You're right. Every woman he comes across is either an asexual family member (oddly enough his own mother is excluded from this first category in a rather oedipal facet of the story) or a potential sexual encounter. I got really tired of the constant explanations about how he longed to caress one woman's thigh, another woman's earlobe, or yet another woman's uterus. Honestly, though, what upset me most about it was the way he presented the desire.

It was almost as if he was masking outright physical lust with some sort of charming, quasi-respectful bullshit. He never said, "I find that woman attractive. I want to have sex with her because her boobs make my penis hard." Instead, he fantasized about relationships with them, attempting to prove that he was one of the good ones, in it for the long haul to treat a woman right instead of the one-night bone session he actually wanted. It was almost as if Tropper was trying to convince his female readers that he wasn't a complete and utter douchebag. Needless to say, I am still unconvinced.

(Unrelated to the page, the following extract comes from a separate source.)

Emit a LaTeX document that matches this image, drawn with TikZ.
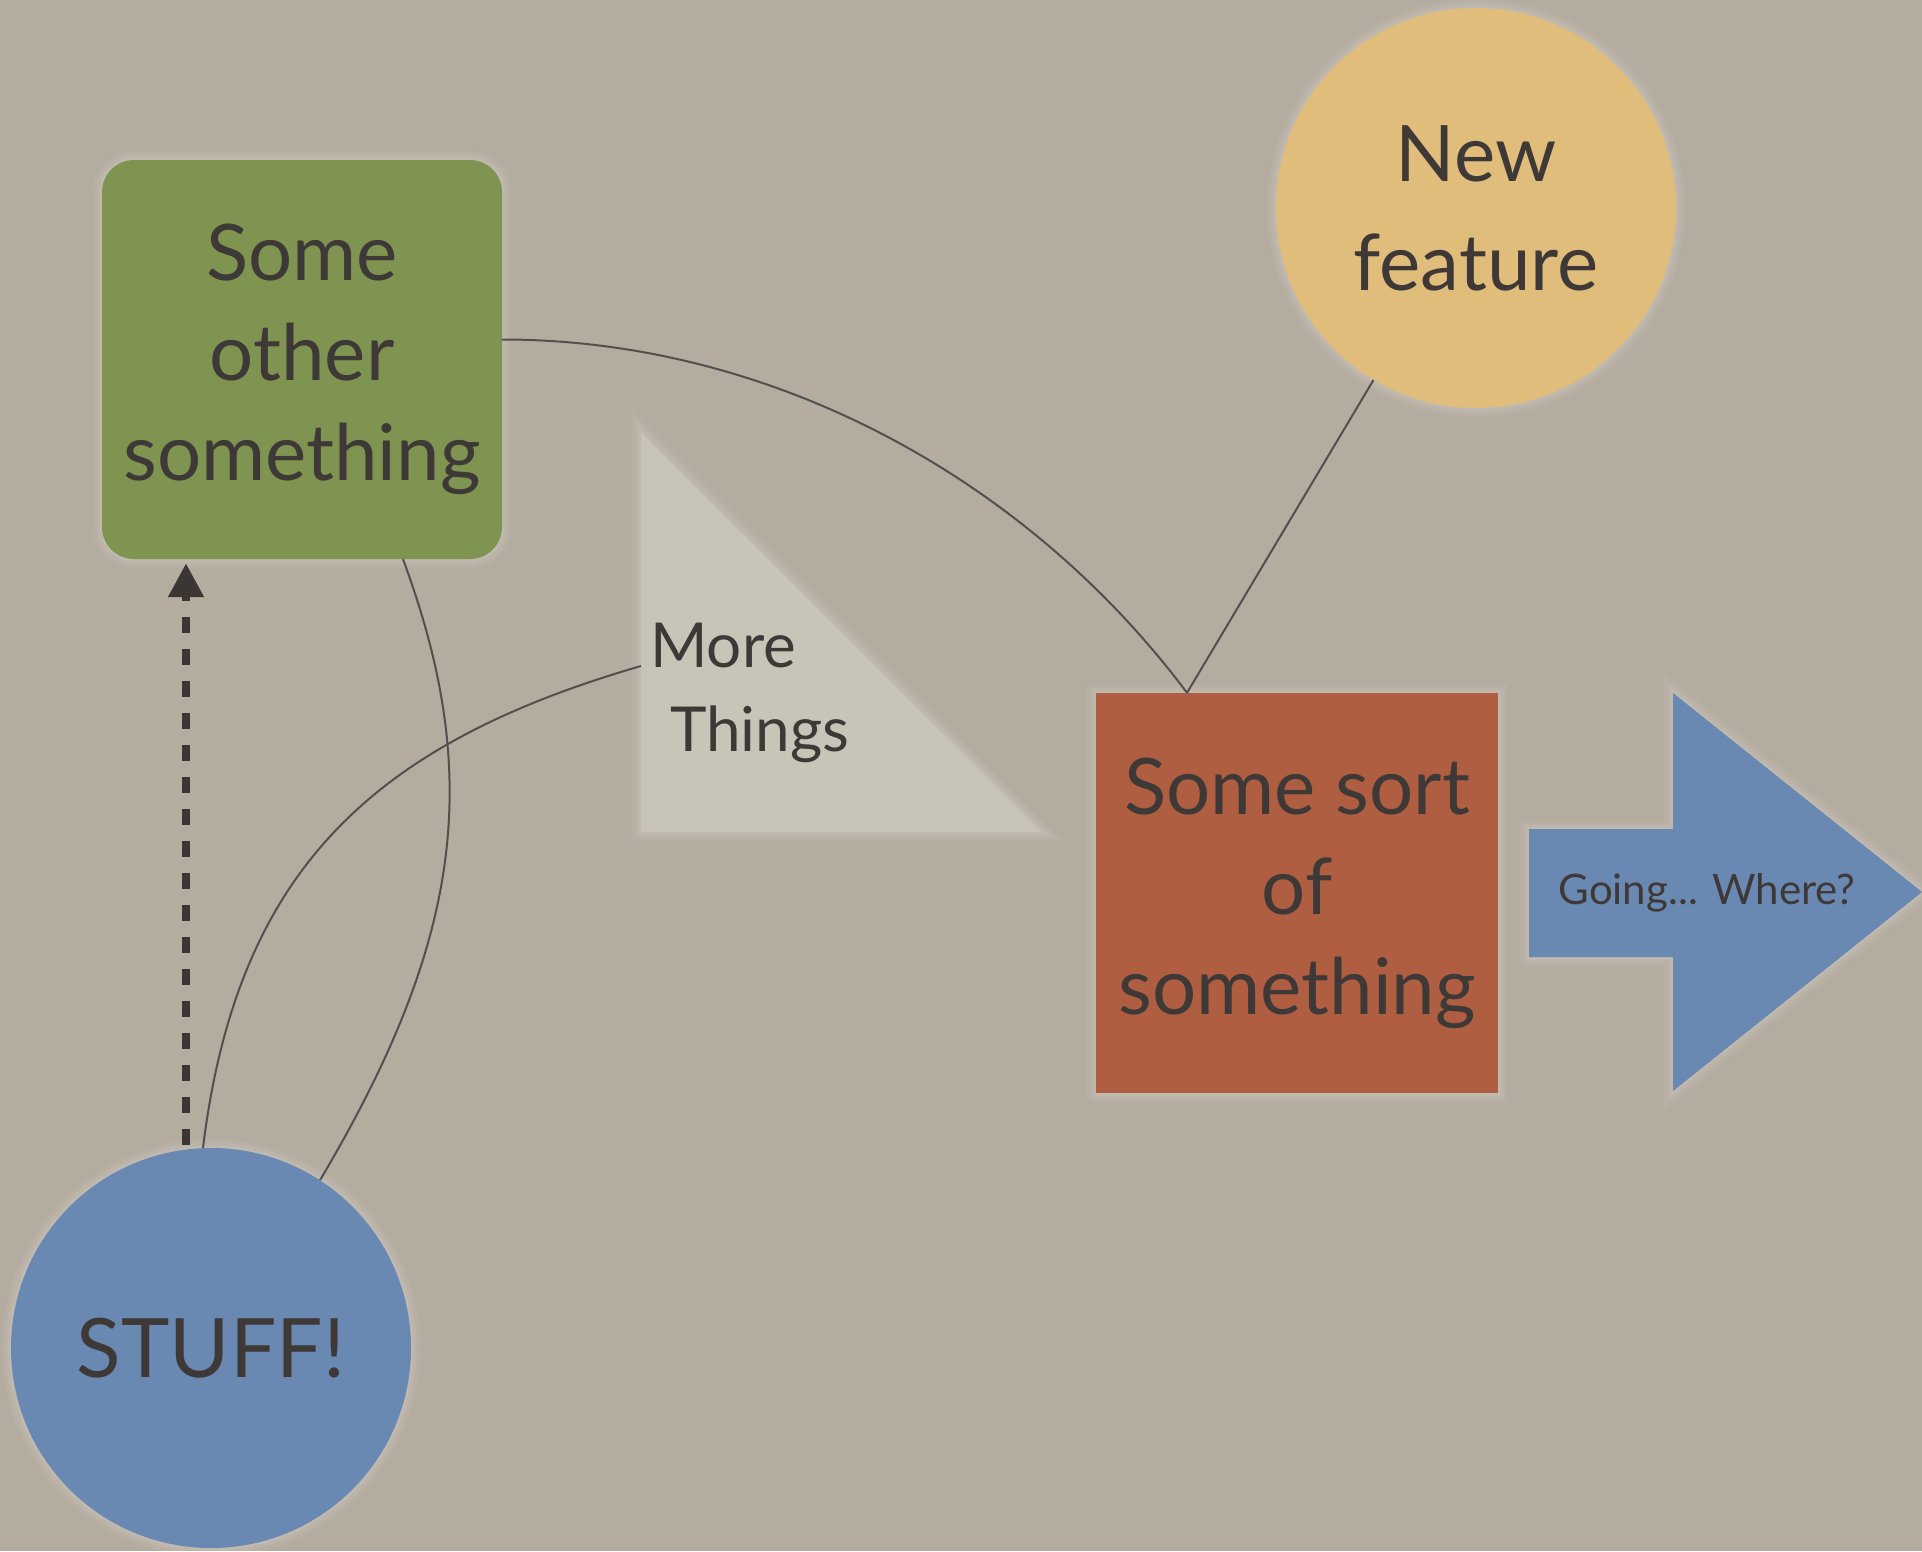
\documentclass[tikz,border=0pt]{standalone}
\usepackage{fontspec}
\setmainfont{Lato}
\usetikzlibrary{arrows.meta}
\definecolor{bg}{HTML}{B5ACA0}
\definecolor{greenc}{HTML}{7F9450}
\definecolor{yellowc}{HTML}{E0BD7B}
\definecolor{tric}{HTML}{C9C4B8}
\definecolor{redc}{HTML}{AF5E42}
\definecolor{bluec}{HTML}{6A89B2}
\definecolor{ink}{HTML}{3E3936}
\definecolor{wire}{HTML}{52504E}
\begin{document}
\begin{tikzpicture}[x=1pt,y=-1pt,
  glow/.style={preaction={draw=white,draw opacity=0.05,line width=18pt},
               preaction={draw=white,draw opacity=0.06,line width=11pt},
               preaction={draw=white,draw opacity=0.07,line width=5pt}},
  shape box/.style={glow,inner sep=0pt,text=ink,align=center},
  big text/.style={font=\fontsize{78}{100}\selectfont},
  conn/.style={draw=wire,line width=2pt},
  dashconn/.style={draw=ink!95!black,line width=8pt,dash pattern=on 16pt off 16pt,
                   -{Triangle[width=34pt,length=34pt]}}]
\fill[bg] (0,0) rectangle (1922,1551);
\useasboundingbox (0,0) rectangle (1922,1551);

% shapes
\node[shape box,big text,fill=greenc,rounded corners=32pt,
      minimum width=400pt,minimum height=399pt] (other) at (302,359.5)
      {Some\\other\\something};
\node[shape box,circle,fill=yellowc,minimum size=400pt,
      font=\fontsize{78}{109}\selectfont] (feature) at (1476,208) {New\\feature};
\path[fill=tric,glow] (641,433) -- (641,832) -- (1041,832) -- cycle;
\node[anchor=north west,inner sep=0pt,text=ink,align=left,
      font=\fontsize{62}{84}\selectfont] (more) at (650,623)
      {More\\\hspace*{20pt}Things};
\coordinate (triW) at (641,666);
\node[shape box,big text,fill=redc,minimum width=402pt,minimum height=400pt]
      (sort) at (1297,893) {Some sort\\of\\something};
\path[fill=bluec,glow] (1529,829) -- (1673,829) -- (1673,693) -- (1922,892)
      -- (1673,1091) -- (1673,957) -- (1529,957) -- cycle;
\node[inner sep=0pt,text=ink,font=\fontsize{42}{48}\selectfont] (going)
      at (1707,893) {Going... Where?};
\node[shape box,circle,fill=bluec,minimum size=400pt,
      font=\fontsize{82}{100}\selectfont] (stuff) at (211,1348) {STUFF!};

% connectors
\coordinate (sortTop) at ([xshift=-110pt]sort.north);
\draw[conn] ([yshift=20pt]other.east) .. controls +(269,0) and +(-161,-215) .. (sortTop);
\draw[conn] (feature) -- (sortTop);
\draw[conn] ([xshift=101pt]other.south) .. controls +(80,216) and +(143,-241) .. (stuff.57);
\draw[conn] (triW) .. controls +(-269,78) and +(34,-277) .. ([xshift=-8pt]stuff.north);
\draw[dashconn] ([xshift=-25pt,yshift=3pt]stuff.north) -- ([xshift=-116pt,yshift=-4pt]other.south);
\end{tikzpicture}
\end{document}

Part of me is chalking it up to the fact that I've never been divorced, so I don't know how that affects a person's psyche, but I feel like that's not a very strong leg to stand on when it comes to the objectification of human beings.

The kid's poop scene was one of my favorites, as I'm sure it was one of yours. It made me laugh so hard while I was on break at work that a coworker leaned over to my desk to see if everything was okay. You know how our family deals with poop jokes, so the humor was not lost on me.

I disagree with you that the characters were one-dimensional, though. Judd and his idiocy aside, there were so many instances of realistic writing in this novel, especially when it came to the characters and their decisions.

I want to be Tina Fey's best friend.
For example, Wendy. I know you weren't a big fan, but I really liked this character.** I hated that she chose to stay with her tool of a husband at the end instead of leaving him for Horry, but I understood her decision. She made the choice to be unhappy - a choice that was hers to make, happy little ending bow be damned. I don't have to like the choice, but I appreciate that Tropper didn't give his readers what they wanted here. It rang really true with me, and I appreciated that.

Like you, I also really enjoyed the mother. I absolutely adored the relationship between her and Linda, the next door neighbor, and I loved the fact that she was unashamed of her new breasts and unafraid to admit that she had gotten them through unnatural methods. She was an older, intelligent, sexual being, and I don't think that's represented enough in today's media. Old people are celibate and senile, or so the media has convinced us.

I didn't so much like Tracy, however. I pitied her, yes, but my sympathy went out the window the minute they said they were engaged. She put herself into the position of being in a relationship with a man who was a perpetual child obsessed with getting as much sex as he could get from whomever he could convince to sleep with him. She knew him better than everyone else - she was his therapist, for goodness sakes - so she should have known, especially at her age and experience, that he was bad news.

At the end of the day, I give the book a very hesitant 3.5 stars, but ultimately I recommend watching the movie instead. It's heartwarming, and entirely lacking in misogyny. Jason Bateman did a bang up job of actually being a relatively good human being who was going through something awful.


 Sincerely,
Stefers the Great
AKA Sister Person

*As a bibliophile, my soul died just a little bit as I typed that sentence.

** I think my attachment to this character may have been swayed by the fact that I saw Tina Fey's representation of her, and I have an unhealthy love for the actress and anything she does.